The arbitration scheme is designed to encourage landlords and tenants to reach a deal consensually. The Arbitrator’s primary principle is twofold:
- Preserve the viability of a tenant business (which has genuine chances of survival);
- While at the same time preserving landlord solvency.
If it is possible for a tenant to pay their outstanding protected rent debts outright, then it should do so promptly.
The key features of the scheme are as follows:
- There is a six-month window from 25 March 2022 for either the landlord or the tenant to take a protected rent debt into the scheme. Either the landlord or the tenant can apply.
- From the tenant’s perspective, if they are not in a good financial position, there is no jurisdiction to bring them into the scheme. Only viable businesses qualify.

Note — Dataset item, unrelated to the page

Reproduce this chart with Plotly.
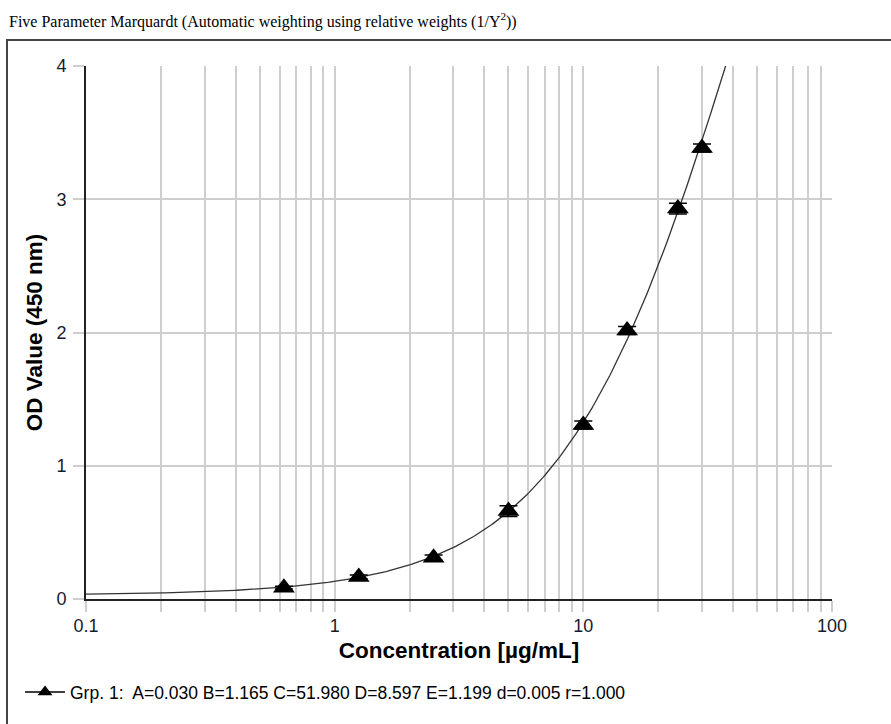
import numpy as np
import plotly.graph_objects as go

# Standards: concentration (µg/mL), mean OD at 450 nm, and SD
conc = [0.625, 1.25, 2.5, 5, 10, 15, 24, 30]
od_mean = [0.085, 0.165, 0.31, 0.66, 1.305, 2.015, 2.93, 3.385]
od_sd = [0.01, 0.015, 0.02, 0.04, 0.03, 0.03, 0.04, 0.03]

# Five-parameter logistic fit parameters
A, B, C, D, E = 0.030, 1.165, 51.980, 8.597, 1.199
fit_label = "Grp. 1:  A=0.030 B=1.165 C=51.980 D=8.597 E=1.199 d=0.005 r=1.000"

x_ticks = [0.1, 1, 10, 100]
x_tick_text = ["0.1", "1", "10", "100"]
y_ticks = [0, 1, 2, 3, 4]

minor_vals = [m * 10.0 ** p for p in (-1, 0, 1) for m in range(2, 10)]

xs = np.logspace(-1, np.log10(40), 400)
ys = D + (A - D) / (1 + (xs / C) ** B) ** E

fig = go.Figure()

fig.add_trace(go.Scatter(
    x=xs, y=ys, mode="lines",
    line=dict(color="#333333", width=1.3),
    showlegend=False, hoverinfo="skip",
))

fig.add_trace(go.Scatter(
    x=conc, y=od_mean, mode="markers",
    marker=dict(symbol="triangle-up", size=19, color="black"),
    error_y=dict(type="data", array=od_sd, visible=True,
                 color="black", thickness=1.5, width=9),
    showlegend=False, cliponaxis=False,
))

# legend entry: line with triangle marker
fig.add_trace(go.Scatter(
    x=[None], y=[None], mode="lines+markers", name=fit_label,
    line=dict(color="black", width=1.5),
    marker=dict(symbol="triangle-up", size=13, color="black"),
))

L, R, T, Bm = 86, 59, 66, 125
W, H = 891, 724
pw, ph = W - L - R, H - T - Bm

def px_x(p):
    return (p - L) / pw

def px_y(p):
    return (H - Bm - p) / ph

grid_col = "#cfcfcf"
tick_col = "#1a1a2e"

fig.update_layout(
    width=W, height=H,
    margin=dict(l=L, r=R, t=T, b=Bm),
    paper_bgcolor="white", plot_bgcolor="white",
    font=dict(family="Liberation Sans, Arial, sans-serif", color="#222222"),
    showlegend=True,
    legend=dict(
        x=px_x(20), y=px_y(692), xanchor="left", yanchor="middle",
        font=dict(size=17.5, color="black",
                  family="Liberation Sans, Arial, sans-serif"),
        bgcolor="rgba(0,0,0,0)", itemwidth=40,
    ),
    xaxis=dict(
        type="log", range=[-1, 2],
        tickvals=x_ticks, ticktext=x_tick_text,
        tickfont=dict(size=18, color=tick_col),
        ticks="outside", ticklen=11, tickcolor=grid_col, tickwidth=1.5,
        ticklabelstandoff=-2,
        showgrid=True, gridcolor=grid_col, gridwidth=1.5,
        minor=dict(tickvals=minor_vals, showgrid=True, gridcolor=grid_col,
                   gridwidth=1.5, ticks="outside", ticklen=11,
                   tickcolor=grid_col, tickwidth=1.5),
        showline=True, linecolor="#222222", linewidth=2,
        zeroline=False,
        title=dict(text="<b>Concentration [µg/mL]</b>",
                   font=dict(size=22.5, color="black"), standoff=8),
    ),
    yaxis=dict(
        range=[0, 4], tickvals=y_ticks,
        tickfont=dict(size=18, color=tick_col),
        ticks="outside", ticklen=11, tickcolor=grid_col, tickwidth=1.5,
        ticklabelstandoff=3,
        showgrid=True, gridcolor=grid_col, gridwidth=1.5,
        showline=True, linecolor="#222222", linewidth=2,
        zeroline=False,
        title=dict(text="<b>OD Value (450 nm)</b>",
                   font=dict(size=22.5, color="black"), standoff=8),
    ),
    shapes=[dict(
        type="rect", xref="paper", yref="paper",
        x0=px_x(7), x1=px_x(W + 20), y0=px_y(H + 20), y1=px_y(40),
        line=dict(color="#444444", width=2), layer="below",
    )],
    annotations=[dict(
        text="Five Parameter Marquardt (Automatic weighting using relative weights (1/Y<sup>2</sup>))",
        xref="paper", yref="paper", x=px_x(7), y=px_y(33),
        xanchor="left", yanchor="bottom", showarrow=False,
        font=dict(family="Liberation Serif, Times New Roman, serif",
                  size=16, color="black"),
    )],
)

fig.write_html("out.html")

- If a consensual deal has already been entered into between the landlord and the tenant, the arbitration cannot override that deal.
- The parties typically share the arbitrator’s fee but are responsible for their own legal costs. This should have the effect of forcing prompt settlement to avoid a situation where the costs become disproportionate to the amount being claimed.
The arbitrators have initially been from approved arbitrator bodies, which can be located on the Government website.
Arbitrators can make the following awards:
- Writing off all or part of the debt, including the interest on protected rent.
- Payment deferral for a period of up to 24 months from date of the award.
- Granting no relief, or remedy.
Once an arbitrator has made an award, a landlord cannot attempt to make up for any difference in lost rent from guarantors or through rent deposits.
Unusually for arbitrations, all of the awards that the arbitrators make in Arbitration must be published (with confidential information removed). This has led to the rather unique situation where previous awards may be referenced to arbitrators as a precedent for future awards. This will likely act as a deterrent for large commercial landlords and tenants, who will not wish to have their financial affairs made public.
The arbitrators utilise the “pendulum system” of arbitration when deciding on awards. The pendulum system encourages both parties to bring realistic offers which are appropriate with regards to the principles:
- If both “best offers” from the landlord and the tenant are compliant with the principles, then the arbitrator decides between them both which is the most compliant, and that has to be the ruling given.
- If only one offer is consistent and compliant, that will be the award.
- If neither is, the arbitrator will have jurisdiction to decide on the facts of the case.
Conclusion Given the exceptional circumstances created as a result of the Coronavirus pandemic, it is perhaps no surprise that the legislation created to deal with the fallout of the pandemic is equally exceptional in character. The specifics of the arbitration scheme, coupled with the code, reflect the Government’s intention to ramp up the pressure on those landlords and tenants who have not previously engaged in serious negotiations to now do so. If a stalemate is reached, and cannot be overcome, the arbitration scheme can be used to deal with the arrears and to allow viable businesses to move forward.